━━ DATA EXTRACT ━━

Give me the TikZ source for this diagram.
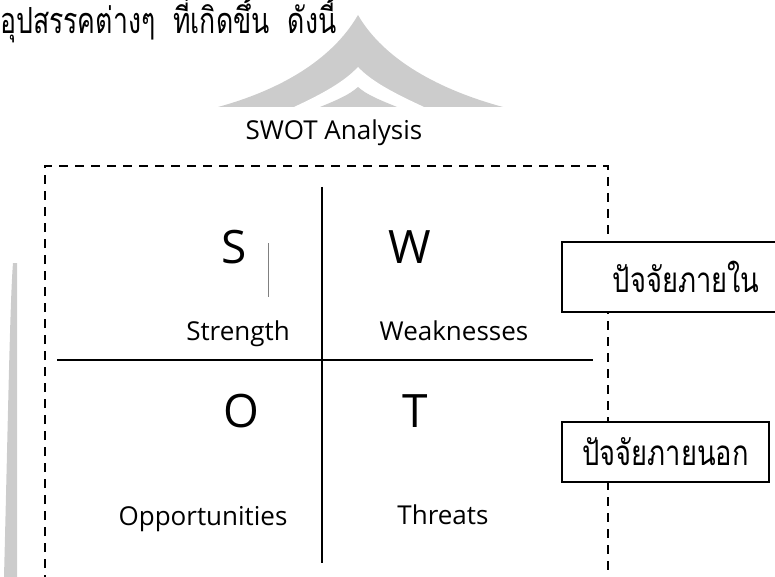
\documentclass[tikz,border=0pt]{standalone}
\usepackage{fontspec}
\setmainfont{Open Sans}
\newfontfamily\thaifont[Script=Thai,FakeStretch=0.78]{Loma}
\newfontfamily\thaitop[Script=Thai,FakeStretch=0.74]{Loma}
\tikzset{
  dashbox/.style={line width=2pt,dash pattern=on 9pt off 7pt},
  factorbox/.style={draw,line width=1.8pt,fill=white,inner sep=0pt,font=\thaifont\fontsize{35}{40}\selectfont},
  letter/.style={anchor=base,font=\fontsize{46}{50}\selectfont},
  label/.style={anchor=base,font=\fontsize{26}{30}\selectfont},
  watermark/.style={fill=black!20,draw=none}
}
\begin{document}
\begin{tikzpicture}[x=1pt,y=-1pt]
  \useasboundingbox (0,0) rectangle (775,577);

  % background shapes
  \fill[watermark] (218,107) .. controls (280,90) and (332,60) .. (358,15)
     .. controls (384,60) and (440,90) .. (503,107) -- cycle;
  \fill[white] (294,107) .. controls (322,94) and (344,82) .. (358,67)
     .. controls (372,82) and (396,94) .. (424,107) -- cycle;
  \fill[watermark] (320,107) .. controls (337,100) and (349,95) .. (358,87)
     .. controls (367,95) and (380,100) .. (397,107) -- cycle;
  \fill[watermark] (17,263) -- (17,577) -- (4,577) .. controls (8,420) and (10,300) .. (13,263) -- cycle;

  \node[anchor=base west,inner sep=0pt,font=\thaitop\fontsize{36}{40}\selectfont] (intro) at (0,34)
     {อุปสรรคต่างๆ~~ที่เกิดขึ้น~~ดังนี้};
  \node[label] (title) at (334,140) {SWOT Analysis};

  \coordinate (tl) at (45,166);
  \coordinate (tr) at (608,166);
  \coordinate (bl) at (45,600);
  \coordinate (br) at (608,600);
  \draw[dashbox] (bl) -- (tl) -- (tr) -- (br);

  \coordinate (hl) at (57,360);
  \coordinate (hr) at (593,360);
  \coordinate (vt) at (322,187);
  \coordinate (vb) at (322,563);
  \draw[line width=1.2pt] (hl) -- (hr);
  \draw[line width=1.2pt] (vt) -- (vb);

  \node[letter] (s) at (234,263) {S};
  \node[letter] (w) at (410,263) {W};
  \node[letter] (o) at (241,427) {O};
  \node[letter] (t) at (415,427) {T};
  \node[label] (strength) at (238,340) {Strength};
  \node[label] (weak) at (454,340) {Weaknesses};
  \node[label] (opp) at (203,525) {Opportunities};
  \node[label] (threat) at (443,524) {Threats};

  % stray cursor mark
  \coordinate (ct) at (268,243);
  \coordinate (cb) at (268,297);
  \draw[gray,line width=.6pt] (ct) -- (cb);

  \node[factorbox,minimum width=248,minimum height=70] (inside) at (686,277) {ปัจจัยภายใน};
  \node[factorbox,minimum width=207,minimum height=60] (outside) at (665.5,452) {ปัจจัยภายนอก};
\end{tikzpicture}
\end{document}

━━━

— CHALLENGE —
Print the data above verbatim from the first line through the line holding "(0,0) rectangle (775,577);", leaving every picture out.

— FINAL RESULT —
Give me the TikZ source for this diagram.
\documentclass[tikz,border=0pt]{standalone}
\usepackage{fontspec}
\setmainfont{Open Sans}
\newfontfamily\thaifont[Script=Thai,FakeStretch=0.78]{Loma}
\newfontfamily\thaitop[Script=Thai,FakeStretch=0.74]{Loma}
\tikzset{
  dashbox/.style={line width=2pt,dash pattern=on 9pt off 7pt},
  factorbox/.style={draw,line width=1.8pt,fill=white,inner sep=0pt,font=\thaifont\fontsize{35}{40}\selectfont},
  letter/.style={anchor=base,font=\fontsize{46}{50}\selectfont},
  label/.style={anchor=base,font=\fontsize{26}{30}\selectfont},
  watermark/.style={fill=black!20,draw=none}
}
\begin{document}
\begin{tikzpicture}[x=1pt,y=-1pt]
  \useasboundingbox (0,0) rectangle (775,577);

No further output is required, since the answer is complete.